Hmm, wondered how that would work out.
I told him that he needed to avoid talking for a while though, to heal. I encouraged him to communicate through other creative means such as sign language, pantomime, interpretive dance, or a voiceless skit. I’m still waiting to see that interpretive dance.
I’m now one week into my second year of retirement; no longer able to use the term, “new retiree.” Maybe I’m at the age where I’m not new at much of anything.
Still. I celebrate much about 2021. On that day Dec. 30, 2020 day when I walked out the back door for the last time at 201 S. 14th St., New Castle, my immediate goal consisted of making it to the car without tears. I cleared that objective, a reminder that when life is hard, we need to simply just get through the next thing; and the one after that.
When last January arrived, my time, emotions, and prayers went into seeing Brian through his health issues. There were dark days, and difficult moments; there were tears, and even sobs. There were weeks when I wondered what awaited us, and how or if he would get better.
But thank You God! He got better, and by the time we put up the 2021 Christmas tree, Brian asked, “What do you think about rearranging the living room and putting the tree up somewhere new?”

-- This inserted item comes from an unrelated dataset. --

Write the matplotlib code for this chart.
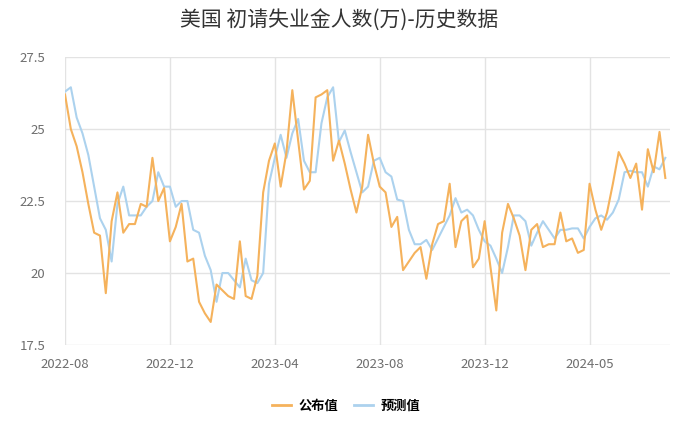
import matplotlib.pyplot as plt
from matplotlib.lines import Line2D

plt.rcParams['font.family'] = ['Noto Sans CJK SC', 'DejaVu Sans']

# 公布值 (weekly, 万)
actual = [26.2, 25.0, 24.4, 23.5, 22.4, 21.4, 21.3, 19.3, 21.8, 22.8,
          21.4, 21.7, 21.7, 22.4, 22.3, 24.0, 22.5, 22.95, 21.1, 21.6,
          22.4, 20.4, 20.5, 19.0, 18.6, 18.3, 19.6, 19.4, 19.2, 19.1,
          21.1, 19.2, 19.1, 19.9, 22.8, 23.9, 24.5, 23.0, 24.2, 26.35,
          24.6, 22.9, 23.2, 26.1, 26.2, 26.35, 23.9, 24.6, 23.8, 22.9,
          22.1, 23.0, 24.8, 23.8, 23.0, 22.8, 21.6, 21.95, 20.1, 20.4,
          20.7, 20.9, 19.8, 21.0, 21.7, 21.8, 23.1, 20.9, 21.8, 22.0,
          20.2, 20.5, 21.8, 20.2, 18.7, 21.4, 22.4, 21.9, 21.3, 20.1,
          21.5, 21.7, 20.9, 21.0, 21.0, 22.1, 21.1, 21.2, 20.7, 20.8,
          23.1, 22.2, 21.5, 22.1, 23.1, 24.2, 23.8, 23.3, 23.8, 22.2,
          24.3, 23.5, 24.9, 23.3]

# 预测值
forecast = [26.3, 26.45, 25.4, 24.85, 24.1, 23.0, 21.9, 21.5, 20.4, 22.4,
            23.0, 22.0, 22.0, 22.0, 22.3, 22.5, 23.5, 23.0, 23.0, 22.3,
            22.5, 22.5, 21.5, 21.4, 20.6, 20.1, 19.0, 20.0, 20.0, 19.75,
            19.5, 20.5, 19.75, 19.65, 20.0, 23.1, 24.0, 24.8, 24.0, 24.85,
            25.35, 23.9, 23.5, 23.5, 25.2, 26.1, 26.45, 24.55, 24.95, 24.2,
            23.5, 22.8, 23.0, 23.9, 24.0, 23.5, 23.35, 22.55, 22.5, 21.5,
            21.0, 21.0, 21.15, 20.8, 21.2, 21.6, 22.0, 22.6, 22.1, 22.2,
            22.0, 21.5, 21.1, 20.95, 20.5, 20.0, 20.9, 22.0, 22.0, 21.8,
            20.95, 21.4, 21.8, 21.5, 21.2, 21.5, 21.5, 21.55, 21.55, 21.2,
            21.6, 21.9, 22.0, 21.85, 22.1, 22.55, 23.5, 23.55, 23.5, 23.5,
            23.0, 23.7, 23.6, 24.0]

xtick_pos = [0, 18, 36, 54, 72, 90]
xtick_labels = ['2022-08', '2022-12', '2023-04', '2023-08', '2023-12', '2024-05']
ytick_pos = [17.5, 20, 22.5, 25, 27.5]
ytick_labels = ['17.5', '20', '22.5', '25', '27.5']

c_act = '#f5b25c'
c_fc = '#acd2ee'

fig = plt.figure(figsize=(6.93, 4.21), dpi=100)
ax = fig.add_axes([0.0938, 0.1805, 0.873, 0.684])

x = list(range(len(actual)))
ax.plot(x, forecast, color=c_fc, lw=1.5)
ax.plot(x, actual, color=c_act, lw=1.5)

ax.set_xlim(0, 103.8)
ax.set_ylim(17.5, 27.5)
ax.set_xticks(xtick_pos)
ax.set_xticklabels(xtick_labels)
ax.set_yticks(ytick_pos)
ax.set_yticklabels(ytick_labels)
ax.grid(True, color='#e3e3e3', lw=1)
ax.set_axisbelow(True)
for s in ax.spines.values():
    s.set_visible(False)
ax.tick_params(length=0, labelsize=9.5, colors='#6e6e6e')
ax.tick_params(axis='y', pad=14)
ax.tick_params(axis='x', pad=9)

fig.text(0.49, 0.952, '美国 初请失业金人数(万)-历史数据', ha='center', va='center',
         fontsize=15, color='#333333')

handles = [Line2D([], [], color=c_act, lw=2), Line2D([], [], color=c_fc, lw=2)]
fig.legend(handles, ['公布值', '预测值'], loc='center', bbox_to_anchor=(0.5, 0.037),
           ncol=2, frameon=False, handlelength=1.4, columnspacing=1.2,
           handletextpad=0.6, prop={'size': 9.5, 'weight': 'bold'})

fig.savefig('out.png', dpi=100)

I looked at him as though he were an alien from not just Mars, but from another galaxy. Who was this man? And where did he get the kind of energy to ask me that question? I didn’t have it regarding a room redo—but it was almost worth it for no other reason than he apparently did.
The shero (that’s the female version of the word hero; you’re welcome) of the year came in the form of a nurse friend who provided one small tip that became an immediate game changer for Brian’s medical situation. An angel among us.

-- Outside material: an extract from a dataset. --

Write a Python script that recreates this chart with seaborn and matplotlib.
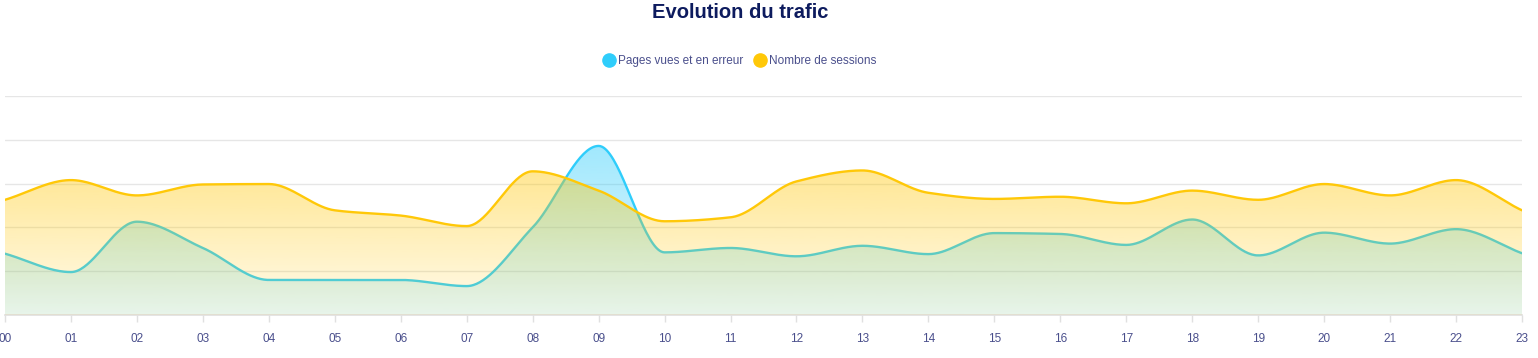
import matplotlib
matplotlib.use('Agg')
import matplotlib.pyplot as plt
import numpy as np
import pandas as pd
import seaborn as sns
from matplotlib.colors import to_rgb
from matplotlib.lines import Line2D

hours = ['%02d' % h for h in range(24)]
sessions = [263, 308, 273, 298, 299, 239, 227, 203, 328, 284, 214, 223,
            305, 330, 279, 265, 270, 255, 284, 263, 299, 273, 308, 239]
pages_err = [140, 98, 213, 153, 80, 80, 80, 66, 200, 386, 143, 153,
             134, 158, 139, 187, 185, 160, 218, 136, 188, 163, 196, 141]

YMAX = 500
CYAN = '#2fcdfb'
YELLOW = '#ffc808'
TXT = '#4a4f8c'


def monotone(y, n=40):
    """ Fritsch-Carlson monotone cubic, same look as the web chart """
    y = np.asarray(y, float)
    x = np.arange(len(y), dtype=float)
    d = np.diff(y)
    m = np.zeros_like(y)
    m[0], m[-1] = d[0], d[-1]
    for i in range(1, len(y) - 1):
        if d[i - 1] * d[i] <= 0:
            m[i] = 0
        else:
            m[i] = 2 / (1 / d[i - 1] + 1 / d[i])
    xs, ys = [], []
    for i in range(len(y) - 1):
        t = np.linspace(0, 1, n, endpoint=False)
        h00 = 2 * t**3 - 3 * t**2 + 1
        h10 = t**3 - 2 * t**2 + t
        h01 = -2 * t**3 + 3 * t**2
        h11 = t**3 - t**2
        xs.append(x[i] + t)
        ys.append(h00 * y[i] + h10 * m[i] + h01 * y[i + 1] + h11 * m[i + 1])
    xs.append([x[-1]])
    ys.append([y[-1]])
    return np.concatenate(xs), np.concatenate(ys)


def gradient_fill(ax, xs, ys, color, a_top, a_bot, zorder):
    poly = ax.fill_between(xs, 0, ys, facecolor='none', edgecolor='none')
    img = np.zeros((256, 1, 4))
    img[:, 0, :3] = to_rgb(color)
    img[:, 0, 3] = np.linspace(a_top, a_bot, 256)
    im = ax.imshow(img, aspect='auto', origin='upper', zorder=zorder,
                   extent=[xs.min(), xs.max(), 0, YMAX], interpolation='bilinear')
    im.set_clip_path(poly.get_paths()[0], transform=ax.transData)


sns.set_theme(style='white')
plt.rcParams['font.family'] = ['Liberation Sans', 'DejaVu Sans']

fig = plt.figure(figsize=(15.38, 3.58), dpi=100)
ax = fig.add_axes([5 / 1538, 1 - 315 / 358, 1517 / 1538, 219 / 358])

xp, yp = monotone(pages_err)
xs_, ys_ = monotone(sessions)

gradient_fill(ax, xp, yp, CYAN, 0.55, 0.12, 1)
sns.lineplot(x=xp, y=yp, color=CYAN, linewidth=1.7, ax=ax, zorder=2, sort=False)
gradient_fill(ax, xs_, ys_, YELLOW, 0.62, 0.08, 3)
sns.lineplot(x=xs_, y=ys_, color=YELLOW, linewidth=1.7, ax=ax, zorder=4, sort=False)

ax.set_xlim(0, 23)
ax.set_ylim(0, YMAX)
ax.set_yticks(np.arange(0, YMAX + 1, 100))
ax.yaxis.grid(True, color='#e6e6e6', linewidth=1)
ax.set_axisbelow(True)
ax.tick_params(axis='y', left=False, labelleft=False)
ax.set_xticks(range(24))
ax.set_xticklabels(hours)
ax.tick_params(axis='x', bottom=True, length=5, width=1, color='#e0e0e0',
               labelsize=8.5, labelcolor=TXT, pad=8)
for s in ('top', 'left', 'right'):
    ax.spines[s].set_visible(False)
ax.spines['bottom'].set_color('#e0e0e0')
ax.set_xlabel('')
ax.set_ylabel('')

fig.text(0.481, 1 - 12 / 358, 'Evolution du trafic', ha='center', va='center',
         fontsize=14.5, fontweight='bold', color='#0d1b5e')

handles = [Line2D([], [], marker='o', linestyle='', markersize=9.5, color=CYAN),
           Line2D([], [], marker='o', linestyle='', markersize=9.5, color=YELLOW)]
leg = fig.legend(handles, ['Pages vues et en erreur', 'Nombre de sessions'],
                 loc='center', bbox_to_anchor=(0.481, 1 - 61 / 358), ncol=2,
                 frameon=False, fontsize=8.5, handletextpad=0.3, columnspacing=0.9,
                 handlelength=1.0)
for t in leg.get_texts():
    t.set_color(TXT)

fig.savefig('out.png', dpi=100)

By late summer, Brian’s first post-surgical cat scan returned clean, and it felt as though we had won the lottery! Not just the lottery, and a ticket around the world, and a lake house, and whatever else you think might make your heart sing. But I can tell you that a singing heart isn’t about material things. It’s about good health. Suddenly, we could laugh, joke, and make plans again.
What’s amazing are the other blessings that piled high in 2021. I not only finished writing the book I spent the year working on, but am able to connect with some kindred spirit writers who formed a small monthly group. When we meet for four hours, it feels like four minutes.
One tip I got from one of the writers moved my book project forward in ways I couldn’t have imagined—through the suggestion of a book designer. I’m not just talking cover typography, but an interior designer. Yes, every book has a specific interior look, much as does a home.
There were other joys: the support in prayers and deeds of people who care about us; the gathering of Brian’s aunts and cousins in October; watching our gutted and rebuilt bathroom emerge from a five-month wait after ordering materials.
There’s the service group I joined at church; the projects our life group has worked on this year; the delight of meals shared with friends, and the feeling three times a week of water in a pool at my exercise location.
This newspaper, along with those in New Castle and Shelbyville, allowed me to reimagine a column similar to the one that I wrote in Henry County for three decades—only through this lens of being a little older. Well, a lot older. I started it at age 30 and here I am, somehow 63. (I can't even describe myself as in my early sixties now, can I?)
While I have no idea where the years went, I also affirm that there is life after one’s main career. Good Lord willing and the creek don’t rise, I’ll have more to say this year. Thank you for reading. These days, my writing is done from a comfy recliner with a Boston terrier nestled beside me. Those too, are blessings.
Whatever unfolds for you in 2022, know that even in the hardest of times, blessings will show up.
Just ask the Good Lord to help you see them.